* **Provided data**:
┌──
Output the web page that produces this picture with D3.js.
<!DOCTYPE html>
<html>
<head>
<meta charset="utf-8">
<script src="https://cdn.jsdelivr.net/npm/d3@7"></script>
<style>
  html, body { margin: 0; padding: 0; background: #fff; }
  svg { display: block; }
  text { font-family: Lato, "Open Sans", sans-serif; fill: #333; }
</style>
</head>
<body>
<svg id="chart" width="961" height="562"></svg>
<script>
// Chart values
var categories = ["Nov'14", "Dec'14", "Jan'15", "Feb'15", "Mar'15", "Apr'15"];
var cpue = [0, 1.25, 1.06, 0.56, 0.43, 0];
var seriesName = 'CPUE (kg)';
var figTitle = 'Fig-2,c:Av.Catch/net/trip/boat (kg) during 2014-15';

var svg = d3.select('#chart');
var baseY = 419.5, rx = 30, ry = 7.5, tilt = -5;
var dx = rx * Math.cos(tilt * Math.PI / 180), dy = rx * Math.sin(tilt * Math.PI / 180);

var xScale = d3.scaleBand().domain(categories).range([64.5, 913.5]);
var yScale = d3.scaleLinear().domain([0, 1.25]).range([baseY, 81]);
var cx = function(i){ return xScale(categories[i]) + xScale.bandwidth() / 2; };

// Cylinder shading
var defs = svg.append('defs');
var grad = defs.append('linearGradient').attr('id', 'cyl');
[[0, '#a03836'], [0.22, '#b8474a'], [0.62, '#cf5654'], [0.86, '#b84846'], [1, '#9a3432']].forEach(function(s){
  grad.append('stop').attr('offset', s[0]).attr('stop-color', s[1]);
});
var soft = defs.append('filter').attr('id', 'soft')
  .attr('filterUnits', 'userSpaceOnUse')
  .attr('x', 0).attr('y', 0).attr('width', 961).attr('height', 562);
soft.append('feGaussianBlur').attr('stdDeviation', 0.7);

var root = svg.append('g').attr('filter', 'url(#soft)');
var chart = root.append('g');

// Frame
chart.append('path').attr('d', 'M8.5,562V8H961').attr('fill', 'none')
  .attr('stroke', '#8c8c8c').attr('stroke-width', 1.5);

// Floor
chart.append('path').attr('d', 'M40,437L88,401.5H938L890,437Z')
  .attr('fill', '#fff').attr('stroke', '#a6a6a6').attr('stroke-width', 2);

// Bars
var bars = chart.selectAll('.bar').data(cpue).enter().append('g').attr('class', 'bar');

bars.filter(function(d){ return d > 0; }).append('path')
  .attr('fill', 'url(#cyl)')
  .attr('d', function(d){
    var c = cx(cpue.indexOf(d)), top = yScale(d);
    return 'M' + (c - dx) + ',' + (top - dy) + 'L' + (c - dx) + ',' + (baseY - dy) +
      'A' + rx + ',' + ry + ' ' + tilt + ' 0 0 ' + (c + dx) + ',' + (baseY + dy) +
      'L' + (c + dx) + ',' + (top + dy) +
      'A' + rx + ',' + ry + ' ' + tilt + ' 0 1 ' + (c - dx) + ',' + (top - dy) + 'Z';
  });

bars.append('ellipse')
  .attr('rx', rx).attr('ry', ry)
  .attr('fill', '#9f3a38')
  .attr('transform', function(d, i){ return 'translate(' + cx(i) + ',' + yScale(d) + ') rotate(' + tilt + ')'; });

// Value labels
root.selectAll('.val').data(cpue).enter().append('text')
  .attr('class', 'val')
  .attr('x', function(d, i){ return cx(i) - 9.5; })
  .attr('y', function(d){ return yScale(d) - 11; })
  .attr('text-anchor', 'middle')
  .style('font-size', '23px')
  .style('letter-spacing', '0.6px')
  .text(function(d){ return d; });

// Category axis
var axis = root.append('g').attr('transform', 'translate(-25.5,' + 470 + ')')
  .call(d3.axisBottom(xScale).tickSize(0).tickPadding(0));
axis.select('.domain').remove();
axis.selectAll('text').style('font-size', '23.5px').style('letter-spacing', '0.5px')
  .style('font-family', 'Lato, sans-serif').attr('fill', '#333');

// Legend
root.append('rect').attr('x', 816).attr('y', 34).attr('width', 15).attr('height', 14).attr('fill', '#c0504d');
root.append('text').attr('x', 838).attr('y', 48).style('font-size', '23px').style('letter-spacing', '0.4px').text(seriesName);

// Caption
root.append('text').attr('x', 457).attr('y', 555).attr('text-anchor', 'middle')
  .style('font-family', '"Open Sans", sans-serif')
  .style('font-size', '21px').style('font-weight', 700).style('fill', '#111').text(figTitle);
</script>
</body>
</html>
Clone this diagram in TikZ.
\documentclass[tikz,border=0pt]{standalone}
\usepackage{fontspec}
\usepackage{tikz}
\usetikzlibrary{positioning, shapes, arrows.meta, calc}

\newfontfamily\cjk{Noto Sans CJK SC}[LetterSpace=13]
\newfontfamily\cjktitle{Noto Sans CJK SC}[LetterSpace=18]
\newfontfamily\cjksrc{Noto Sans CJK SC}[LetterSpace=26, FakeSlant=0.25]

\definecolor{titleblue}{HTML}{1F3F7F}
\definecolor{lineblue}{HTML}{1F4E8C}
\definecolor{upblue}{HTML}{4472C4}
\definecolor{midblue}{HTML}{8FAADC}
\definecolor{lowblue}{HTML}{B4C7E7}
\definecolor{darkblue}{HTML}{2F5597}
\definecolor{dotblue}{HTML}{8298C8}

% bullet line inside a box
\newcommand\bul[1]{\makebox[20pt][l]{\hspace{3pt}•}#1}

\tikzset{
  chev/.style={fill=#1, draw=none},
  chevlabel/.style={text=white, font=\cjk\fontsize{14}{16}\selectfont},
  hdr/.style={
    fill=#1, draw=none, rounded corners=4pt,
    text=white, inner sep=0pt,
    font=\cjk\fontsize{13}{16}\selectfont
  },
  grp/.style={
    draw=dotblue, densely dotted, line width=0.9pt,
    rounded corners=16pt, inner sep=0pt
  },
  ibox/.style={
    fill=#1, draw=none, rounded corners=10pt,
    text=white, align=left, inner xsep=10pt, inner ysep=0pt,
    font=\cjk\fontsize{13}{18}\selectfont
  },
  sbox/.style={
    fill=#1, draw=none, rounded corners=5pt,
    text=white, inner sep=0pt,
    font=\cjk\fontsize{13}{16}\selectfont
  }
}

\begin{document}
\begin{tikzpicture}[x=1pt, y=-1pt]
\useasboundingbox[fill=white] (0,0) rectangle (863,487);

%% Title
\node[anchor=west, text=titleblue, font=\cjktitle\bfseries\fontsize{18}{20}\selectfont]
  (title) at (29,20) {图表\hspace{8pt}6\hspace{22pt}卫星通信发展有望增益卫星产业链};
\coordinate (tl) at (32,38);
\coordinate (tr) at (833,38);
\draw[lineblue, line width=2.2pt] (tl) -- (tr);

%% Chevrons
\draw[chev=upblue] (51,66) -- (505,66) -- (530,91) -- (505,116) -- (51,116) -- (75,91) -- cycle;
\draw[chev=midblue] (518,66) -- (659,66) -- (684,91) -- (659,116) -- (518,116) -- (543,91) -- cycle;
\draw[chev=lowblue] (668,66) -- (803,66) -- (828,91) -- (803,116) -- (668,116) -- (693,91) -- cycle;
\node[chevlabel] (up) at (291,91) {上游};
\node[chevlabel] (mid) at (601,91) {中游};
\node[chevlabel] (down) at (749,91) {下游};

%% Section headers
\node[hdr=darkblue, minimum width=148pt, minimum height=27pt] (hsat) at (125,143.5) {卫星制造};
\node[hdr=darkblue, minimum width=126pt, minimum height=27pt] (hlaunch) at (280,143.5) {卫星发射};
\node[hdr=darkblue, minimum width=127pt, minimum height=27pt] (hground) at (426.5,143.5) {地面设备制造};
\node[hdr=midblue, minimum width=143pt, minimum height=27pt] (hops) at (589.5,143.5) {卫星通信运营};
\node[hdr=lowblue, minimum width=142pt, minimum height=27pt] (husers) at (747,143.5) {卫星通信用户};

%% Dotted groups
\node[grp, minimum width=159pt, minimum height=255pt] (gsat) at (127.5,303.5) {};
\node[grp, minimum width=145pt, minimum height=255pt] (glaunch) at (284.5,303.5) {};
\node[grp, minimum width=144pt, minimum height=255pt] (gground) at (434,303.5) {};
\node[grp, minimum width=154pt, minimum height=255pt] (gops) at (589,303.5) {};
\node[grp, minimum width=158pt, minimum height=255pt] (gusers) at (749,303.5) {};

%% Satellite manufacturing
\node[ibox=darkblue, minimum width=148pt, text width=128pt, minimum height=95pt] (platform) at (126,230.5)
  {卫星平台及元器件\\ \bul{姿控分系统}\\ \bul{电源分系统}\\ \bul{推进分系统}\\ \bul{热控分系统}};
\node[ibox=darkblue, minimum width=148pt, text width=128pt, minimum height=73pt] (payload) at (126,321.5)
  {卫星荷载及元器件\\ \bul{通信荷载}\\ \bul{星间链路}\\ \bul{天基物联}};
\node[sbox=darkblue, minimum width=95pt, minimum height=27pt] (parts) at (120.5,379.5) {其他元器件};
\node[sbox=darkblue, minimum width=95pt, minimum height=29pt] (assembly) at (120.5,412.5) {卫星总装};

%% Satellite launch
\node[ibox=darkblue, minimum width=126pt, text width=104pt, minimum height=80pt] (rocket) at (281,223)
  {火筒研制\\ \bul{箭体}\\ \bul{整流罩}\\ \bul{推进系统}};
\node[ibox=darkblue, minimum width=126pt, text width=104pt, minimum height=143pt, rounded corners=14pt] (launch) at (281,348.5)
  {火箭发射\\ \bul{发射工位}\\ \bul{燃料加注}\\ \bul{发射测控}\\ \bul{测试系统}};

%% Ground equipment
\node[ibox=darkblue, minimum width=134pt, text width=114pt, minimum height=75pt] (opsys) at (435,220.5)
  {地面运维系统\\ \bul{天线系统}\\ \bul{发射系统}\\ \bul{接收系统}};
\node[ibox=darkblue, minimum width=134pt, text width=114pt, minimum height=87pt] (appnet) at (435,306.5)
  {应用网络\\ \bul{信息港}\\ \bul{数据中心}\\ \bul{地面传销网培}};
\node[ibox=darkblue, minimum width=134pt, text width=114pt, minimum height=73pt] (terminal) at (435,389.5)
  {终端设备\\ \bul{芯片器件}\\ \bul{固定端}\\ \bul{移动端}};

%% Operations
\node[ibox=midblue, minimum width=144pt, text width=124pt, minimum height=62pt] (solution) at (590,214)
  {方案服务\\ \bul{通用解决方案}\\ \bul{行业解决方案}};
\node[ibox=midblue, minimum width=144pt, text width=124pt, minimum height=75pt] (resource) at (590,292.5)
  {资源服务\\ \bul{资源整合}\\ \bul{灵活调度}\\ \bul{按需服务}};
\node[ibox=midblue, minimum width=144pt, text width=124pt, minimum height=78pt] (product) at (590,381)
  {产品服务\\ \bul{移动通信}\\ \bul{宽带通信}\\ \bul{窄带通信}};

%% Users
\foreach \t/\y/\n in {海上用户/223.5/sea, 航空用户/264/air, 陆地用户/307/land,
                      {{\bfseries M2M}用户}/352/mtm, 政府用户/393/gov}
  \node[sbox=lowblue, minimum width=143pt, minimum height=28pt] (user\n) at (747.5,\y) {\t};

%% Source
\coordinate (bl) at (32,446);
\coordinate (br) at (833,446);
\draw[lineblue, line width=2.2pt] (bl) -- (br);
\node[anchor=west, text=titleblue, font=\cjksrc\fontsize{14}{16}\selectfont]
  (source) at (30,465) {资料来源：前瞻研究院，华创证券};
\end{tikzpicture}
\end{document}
└──
* **What you need to do**: Lines from the top of the entries through the line with "return xScale(categories[i]) +" are to be transcribed exactly, and nothing more.

* **Result of the exercise**:
Output the web page that produces this picture with D3.js.
<!DOCTYPE html>
<html>
<head>
<meta charset="utf-8">
<script src="https://cdn.jsdelivr.net/npm/d3@7"></script>
<style>
  html, body { margin: 0; padding: 0; background: #fff; }
  svg { display: block; }
  text { font-family: Lato, "Open Sans", sans-serif; fill: #333; }
</style>
</head>
<body>
<svg id="chart" width="961" height="562"></svg>
<script>
// Chart values
var categories = ["Nov'14", "Dec'14", "Jan'15", "Feb'15", "Mar'15", "Apr'15"];
var cpue = [0, 1.25, 1.06, 0.56, 0.43, 0];
var seriesName = 'CPUE (kg)';
var figTitle = 'Fig-2,c:Av.Catch/net/trip/boat (kg) during 2014-15';

var svg = d3.select('#chart');
var baseY = 419.5, rx = 30, ry = 7.5, tilt = -5;
var dx = rx * Math.cos(tilt * Math.PI / 180), dy = rx * Math.sin(tilt * Math.PI / 180);

var xScale = d3.scaleBand().domain(categories).range([64.5, 913.5]);
var yScale = d3.scaleLinear().domain([0, 1.25]).range([baseY, 81]);
var cx = function(i){ return xScale(categories[i]) + xScale.bandwidth() / 2; };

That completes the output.